Through the darkness of the Chunnel we speed into England, emerging into bright sunny skies and a different (earlier) time zone.
We arrived at London's Waterloo station at 5:00 pm and took the Northern, then Circle Tubes to the Regency Hotel in South Kensington. This is a 4-star hotel. The room is small, typical of the British hostelries we have stayed at, but neat and clean with modern bathroom amenities.
The Regency in South Kensington
I called Dan back home and had a nice chat. It was great to hear his voice. God bless Dan and Chris - without them Carol and I could not have made this trip.
We spent some time at the hotel looking over the map of London, then ventured out. It was so cool I had to go back up to the room to get my sweater and scarf. Then out into the streets we went. We came upon the Embassy of Kazakhstan, and as I stood there looking at the sign, an amicable Englishman walking in our direction struck up a conversation with us and we enjoyed exchanging pleasantries until we had to go separate ways. I always remember the Brits as being so warm and helpful and friendly.

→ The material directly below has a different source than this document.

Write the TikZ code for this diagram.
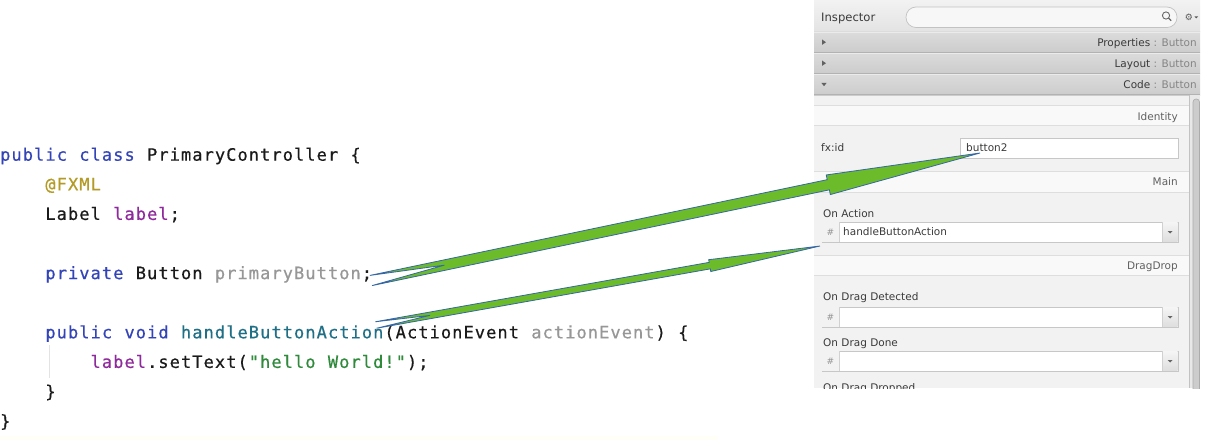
\documentclass[tikz,border=0pt]{standalone}
\usepackage{fontspec}
\setmainfont{DejaVu Sans}
\newfontfamily\codefont[LetterSpace=6.3,FakeBold=0.5]{DejaVu Sans Mono}
\usetikzlibrary{calc}
\definecolor{kw}{HTML}{3344B8}
\definecolor{annot}{HTML}{B39B26}
\definecolor{fieldc}{HTML}{8E2A9B}
\definecolor{unused}{HTML}{979797}
\definecolor{methc}{HTML}{1F6F86}
\definecolor{strc}{HTML}{2F8A3C}
\definecolor{plain}{HTML}{1A1A1A}
\definecolor{uitext}{HTML}{3A3A3A}
\definecolor{uigray}{HTML}{858585}
\definecolor{arrowfill}{HTML}{6CBB2A}
\definecolor{arrowedge}{HTML}{3566A8}
\tikzset{
  codetok/.style={anchor=base west, inner sep=0pt, font=\codefont\fontsize{17}{20}\selectfont},
  ui/.style={inner sep=0pt, font=\fontsize{10.5}{12}\selectfont, text=uitext},
  uilabel/.style={ui, anchor=base west},
  uihead/.style={ui, anchor=base east, text=black!62},
  barlabel/.style={ui, anchor=base east},
  fieldbox/.style={fill=white, draw=black!22, line width=0.8pt},
  fieldline/.style={draw=black!18, line width=0.7pt},
  hashcell/.style={fill=black!5},
  dropbtn/.style={top color=black!4, bottom color=black!13},
  dropcaret/.style={fill=black!60},
  hashtxt/.style={inner sep=0pt, font=\fontsize{9}{10}\selectfont, text=black!42},
  sectionbar/.style={top color=black!14, bottom color=black!20},
  headrow/.style={fill=black!2.5},
  rowline/.style={draw=black!13, line width=0.7pt},
  bartri/.style={fill=black!62},
  fatarrow/.style={fill=arrowfill, draw=arrowedge, line width=0.8pt, line join=miter},
}
\newcommand\tok[5]{\node[codetok,text=#4] (#1) at (#2*11.3,160.7+#3*29.6) {#5};}
\newcommand\combobox[3]{%
  \draw[fieldbox] (822,#2) rectangle (1178,#2+20);
  \fill[hashcell] (822.4,#2+0.4) rectangle (839,#2+19.6);
  \draw[fieldline] (839,#2) -- (839,#2+20);
  \shade[dropbtn] (1162,#2+0.4) rectangle (1177.6,#2+19.6);
  \draw[fieldline] (1162,#2) -- (1162,#2+20);
  \fill[dropcaret] (1167.5,#2+9) -- (1172.5,#2+9) -- (1170,#2+11.5) -- cycle;
  \node[hashtxt] (#1-hash) at (830.5,#2+10) {\#};
  \node[uilabel] (#1) at (843,#2+13.8) {#3};
}
\newcommand\notcharrow[6]{%
  \coordinate (#1-hb) at ($(#2)!#5!(#1)$);
  \coordinate (#1-nt) at ($(#1)!#6!(#2)$);
  \path[fatarrow] ($(#1)!#3!90:(#2)$) -- ($(#1-hb)!#3!90:(#2)$) -- ($(#1-hb)!#4!90:(#2)$) -- (#2)
    -- ($(#1-hb)!#4!-90:(#2)$) -- ($(#1-hb)!#3!-90:(#2)$) -- ($(#1)!#3!-90:(#2)$) -- (#1-nt) -- cycle;
}
\begin{document}
\begin{tikzpicture}[x=1pt,y=-1pt]
\useasboundingbox (0,0) rectangle (1205,444);
\fill[white] (0,0) rectangle (1205,444);

% ---------------- code ----------------
\fill[yellow!3!white] (0,436) rectangle (718,440);
\draw[black!11, line width=1pt] (49,345) -- (49,378);
\tok{c0a}{0}{0}{kw}{public}
\tok{c0b}{7}{0}{kw}{class}
\tok{c0c}{13}{0}{plain}{PrimaryController}
\tok{c0d}{31}{0}{plain}{\{}
\tok{c1a}{4}{1}{annot}{@FXML}
\tok{c2a}{4}{2}{plain}{Label}
\tok{c2b}{10}{2}{fieldc}{label}
\tok{c2c}{15}{2}{plain}{;}
\tok{c4a}{4}{4}{kw}{private}
\tok{c4b}{12}{4}{plain}{Button}
\tok{c4c}{19}{4}{unused}{primaryButton}
\tok{c4d}{32}{4}{plain}{;}
\tok{c6a}{4}{6}{kw}{public}
\tok{c6b}{11}{6}{kw}{void}
\tok{c6c}{16}{6}{methc}{handleButtonAction}
\tok{c6d}{34}{6}{plain}{(ActionEvent}
\tok{c6e}{47}{6}{unused}{actionEvent}
\tok{c6f}{58}{6}{plain}{)}
\tok{c6g}{60}{6}{plain}{\{}
\tok{c7a}{8}{7}{fieldc}{label}
\tok{c7b}{13}{7}{plain}{.setText(}
\tok{c7c}{22}{7}{strc}{"hello}
\tok{c7d}{29}{7}{strc}{World!"}
\tok{c7e}{36}{7}{plain}{);}
\tok{c8a}{4}{8}{plain}{\}}
\tok{c9a}{0}{9}{plain}{\}}

% ---------------- inspector ----------------
\begin{scope}
\clip (814,0) rectangle (1200,388);
\fill[black!5] (814,0) rectangle (1200,388);
% title bar
\shade[top color=black!5, bottom color=black!11] (814,0) rectangle (1200,32);
\node[ui, anchor=base west, font=\fontsize{11.6}{13}\selectfont] (insp) at (821,22) {Inspector};
\draw[fill=black!3, draw=black!24, line width=0.7pt, rounded corners=10pt] (906,7) rectangle (1177,27.5);
\draw[black!60, line width=0.9pt] (1166,15.5) circle (3.6);
\draw[black!60, line width=1.1pt] (1168.6,18.1) -- (1171.2,20.7);
\node[inner sep=0pt, font=\fontsize{9}{10}\selectfont, text=black!65] (gear) at (1189,17) {⚙};
\fill[black!65] (1194.5,16.5) -- (1198,16.5) -- (1196.25,18.5) -- cycle;
% section bars
\shade[sectionbar] (814,32) rectangle (1200,52.5);
\shade[sectionbar] (814,52.5) rectangle (1200,73.5);
\shade[sectionbar] (814,73.5) rectangle (1200,95);
\foreach \yy in {32,52.5,73.5}{\draw[black!8, line width=0.7pt] (814,\yy+0.6) -- (1200,\yy+0.6);}
\foreach \yy in {52.5,73.5,95}{\draw[black!30, line width=0.7pt] (814,\yy-0.3) -- (1200,\yy-0.3);}
\fill[bartri] (822,39.5) -- (826,42.2) -- (822,44.9) -- cycle;
\fill[bartri] (822,60.5) -- (826,63.2) -- (822,65.9) -- cycle;
\fill[bartri] (821.3,82.8) -- (826.7,82.8) -- (824,86.2) -- cycle;
\node[barlabel] (propbar) at (1197,46.2) {Properties\ \textcolor{uigray}{: Button}};
\node[barlabel] (laybar) at (1197,67.2) {Layout\ \textcolor{uigray}{: Button}};
\node[barlabel] (codebar) at (1197,88.4) {Code\ \textcolor{uigray}{: Button}};
% scrollbar
\fill[black!9] (1189,95) rectangle (1200,388);
\draw[black!24, line width=0.7pt] (1189,95) -- (1189,388);
\draw[fill=black!20, draw=black!33, line width=0.6pt, rounded corners=3pt] (1193,99) rectangle (1199.5,400);
% Identity
\fill[headrow] (814,105) rectangle (1189,125);
\draw[rowline] (814,105) -- (1189,105);
\draw[rowline] (814,125) -- (1189,125);
\node[uihead] (hid) at (1178,120) {Identity};
\node[uilabel] (fxid) at (821,151.8) {fx:id};
\draw[fieldbox] (960,138) rectangle (1178,158);
\node[uilabel] (fxidval) at (966,151.8) {button2};
% Main
\fill[headrow] (814,171) rectangle (1189,192);
\draw[rowline] (814,171) -- (1189,171);
\draw[rowline] (814,192) -- (1189,192);
\node[uihead] (hmain) at (1178,185.4) {Main};
\node[uilabel] (onact) at (823,217.1) {On Action};
\combobox{onactval}{222}{handleButtonAction}
% DragDrop
\fill[headrow] (814,255) rectangle (1189,275);
\draw[rowline] (814,255) -- (1189,255);
\draw[rowline] (814,275) -- (1189,275);
\node[uihead] (hdd) at (1178,269.5) {DragDrop};
\node[uilabel] (ondet) at (823,300.6) {On Drag Detected};
\combobox{ondetval}{307}{}
\node[uilabel] (ondone) at (823,346.6) {On Drag Done};
\combobox{ondoneval}{351}{}
\node[uilabel] (ondrop) at (823,391.2) {On Drag Dropped};
\end{scope}

% ---------------- arrows ----------------
\coordinate (src1) at (371,280.5);
\coordinate (dst1) at (980,153);
\coordinate (src2) at (376,325);
\coordinate (dst2) at (820,246);
\notcharrow{src1}{dst1}{5.2pt}{10pt}{155pt}{75pt}
\notcharrow{src2}{dst2}{3.3pt}{6pt}{112pt}{55pt}
\end{tikzpicture}
\end{document}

We came to a pub/restaurant called The Bunch of Grapes where we had the first of many pints of Guinness and plates of fish and chips. We were so hungry and it sounded so good… It was delicious and we took our time and enjoyed the fish with vinegar. The Guinness was smooth and delicious.
The Bunch of Grapes
We decided to make it an early night, so we walked along Brompton Road to Queensgate Road to the hotel. We were so exhausted we could barely brush our teeth. The goal was to get to bed early in order to get an early start re-exploring Londontown on Thursday.